---------- Listed entries ----------
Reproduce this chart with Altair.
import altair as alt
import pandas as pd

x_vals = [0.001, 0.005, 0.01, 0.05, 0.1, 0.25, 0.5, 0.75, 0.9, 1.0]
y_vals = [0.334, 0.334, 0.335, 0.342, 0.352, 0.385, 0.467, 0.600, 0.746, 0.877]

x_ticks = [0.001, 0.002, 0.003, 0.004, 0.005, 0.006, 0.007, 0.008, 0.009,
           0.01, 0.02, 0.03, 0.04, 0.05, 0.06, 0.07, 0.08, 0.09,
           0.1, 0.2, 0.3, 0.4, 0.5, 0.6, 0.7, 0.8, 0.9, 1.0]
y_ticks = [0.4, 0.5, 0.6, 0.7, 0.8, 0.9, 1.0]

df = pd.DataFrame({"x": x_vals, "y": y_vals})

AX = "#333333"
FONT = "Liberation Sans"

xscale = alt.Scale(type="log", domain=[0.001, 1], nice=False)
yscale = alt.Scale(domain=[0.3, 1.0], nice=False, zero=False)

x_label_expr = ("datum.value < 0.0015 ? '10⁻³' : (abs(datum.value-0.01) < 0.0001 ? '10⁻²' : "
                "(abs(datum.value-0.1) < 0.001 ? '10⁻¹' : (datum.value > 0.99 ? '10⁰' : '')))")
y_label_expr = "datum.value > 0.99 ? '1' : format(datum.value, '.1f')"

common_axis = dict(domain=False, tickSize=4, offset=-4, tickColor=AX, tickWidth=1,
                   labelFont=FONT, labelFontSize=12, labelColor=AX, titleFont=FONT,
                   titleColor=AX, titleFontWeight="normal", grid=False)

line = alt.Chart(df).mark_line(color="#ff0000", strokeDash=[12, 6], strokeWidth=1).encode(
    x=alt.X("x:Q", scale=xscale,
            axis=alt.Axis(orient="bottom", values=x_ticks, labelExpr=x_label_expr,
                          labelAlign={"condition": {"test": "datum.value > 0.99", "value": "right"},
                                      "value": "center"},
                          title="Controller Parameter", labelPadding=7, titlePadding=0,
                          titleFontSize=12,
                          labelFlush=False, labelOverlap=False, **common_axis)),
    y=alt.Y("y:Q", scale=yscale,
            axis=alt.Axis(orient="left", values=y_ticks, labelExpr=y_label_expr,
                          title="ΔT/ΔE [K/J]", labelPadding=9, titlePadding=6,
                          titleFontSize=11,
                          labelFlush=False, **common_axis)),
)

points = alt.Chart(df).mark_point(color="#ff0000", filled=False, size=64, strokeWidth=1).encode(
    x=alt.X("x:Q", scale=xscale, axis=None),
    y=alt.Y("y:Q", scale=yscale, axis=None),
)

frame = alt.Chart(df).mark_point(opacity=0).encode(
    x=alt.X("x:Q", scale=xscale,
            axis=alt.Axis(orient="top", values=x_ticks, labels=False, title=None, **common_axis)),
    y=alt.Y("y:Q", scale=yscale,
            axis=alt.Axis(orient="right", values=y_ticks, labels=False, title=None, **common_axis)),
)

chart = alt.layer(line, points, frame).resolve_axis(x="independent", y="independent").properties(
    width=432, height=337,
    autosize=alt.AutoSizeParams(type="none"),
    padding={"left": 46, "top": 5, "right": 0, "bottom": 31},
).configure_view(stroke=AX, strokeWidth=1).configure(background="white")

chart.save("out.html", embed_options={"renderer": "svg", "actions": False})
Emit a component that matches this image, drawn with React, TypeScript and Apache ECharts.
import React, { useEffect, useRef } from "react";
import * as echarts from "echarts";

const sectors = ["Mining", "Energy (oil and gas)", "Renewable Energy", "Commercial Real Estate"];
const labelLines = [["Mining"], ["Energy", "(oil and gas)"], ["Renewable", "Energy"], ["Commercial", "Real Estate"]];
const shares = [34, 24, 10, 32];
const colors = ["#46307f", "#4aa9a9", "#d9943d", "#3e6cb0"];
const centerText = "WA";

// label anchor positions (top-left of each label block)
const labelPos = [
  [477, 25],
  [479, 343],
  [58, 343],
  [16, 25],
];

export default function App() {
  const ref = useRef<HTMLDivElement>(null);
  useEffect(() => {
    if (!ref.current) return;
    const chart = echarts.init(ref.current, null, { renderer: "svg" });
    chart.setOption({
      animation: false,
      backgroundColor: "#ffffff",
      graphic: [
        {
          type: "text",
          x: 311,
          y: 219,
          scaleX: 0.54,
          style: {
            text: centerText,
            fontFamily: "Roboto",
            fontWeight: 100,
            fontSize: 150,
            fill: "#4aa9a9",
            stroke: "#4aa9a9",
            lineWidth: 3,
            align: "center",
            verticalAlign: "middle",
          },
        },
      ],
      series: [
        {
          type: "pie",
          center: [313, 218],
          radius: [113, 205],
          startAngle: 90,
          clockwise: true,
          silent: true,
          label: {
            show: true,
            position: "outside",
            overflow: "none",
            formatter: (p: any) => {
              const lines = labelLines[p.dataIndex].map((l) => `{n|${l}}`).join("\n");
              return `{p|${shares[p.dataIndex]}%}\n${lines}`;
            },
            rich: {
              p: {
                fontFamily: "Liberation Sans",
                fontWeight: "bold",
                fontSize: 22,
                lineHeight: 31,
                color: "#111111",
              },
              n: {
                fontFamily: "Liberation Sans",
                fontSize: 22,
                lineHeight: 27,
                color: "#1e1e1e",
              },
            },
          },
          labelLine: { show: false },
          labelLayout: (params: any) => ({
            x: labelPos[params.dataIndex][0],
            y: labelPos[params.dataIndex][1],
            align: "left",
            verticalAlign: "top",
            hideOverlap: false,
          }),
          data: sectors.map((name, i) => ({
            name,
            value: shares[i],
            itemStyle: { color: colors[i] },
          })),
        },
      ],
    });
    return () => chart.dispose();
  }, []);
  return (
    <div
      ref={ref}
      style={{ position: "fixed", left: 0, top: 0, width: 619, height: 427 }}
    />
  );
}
----------
▶ _Instructions to follow_
Output, please, only the lines running from the start of the entries through the line that contains "yscale = alt.Scale(domain=[0.3, 1.0], nice=False, zero=False)", including both of those lines.

▶ _Response to the exercise_
Reproduce this chart with Altair.
import altair as alt
import pandas as pd

x_vals = [0.001, 0.005, 0.01, 0.05, 0.1, 0.25, 0.5, 0.75, 0.9, 1.0]
y_vals = [0.334, 0.334, 0.335, 0.342, 0.352, 0.385, 0.467, 0.600, 0.746, 0.877]

x_ticks = [0.001, 0.002, 0.003, 0.004, 0.005, 0.006, 0.007, 0.008, 0.009,
           0.01, 0.02, 0.03, 0.04, 0.05, 0.06, 0.07, 0.08, 0.09,
           0.1, 0.2, 0.3, 0.4, 0.5, 0.6, 0.7, 0.8, 0.9, 1.0]
y_ticks = [0.4, 0.5, 0.6, 0.7, 0.8, 0.9, 1.0]

df = pd.DataFrame({"x": x_vals, "y": y_vals})

AX = "#333333"
FONT = "Liberation Sans"

xscale = alt.Scale(type="log", domain=[0.001, 1], nice=False)
yscale = alt.Scale(domain=[0.3, 1.0], nice=False, zero=False)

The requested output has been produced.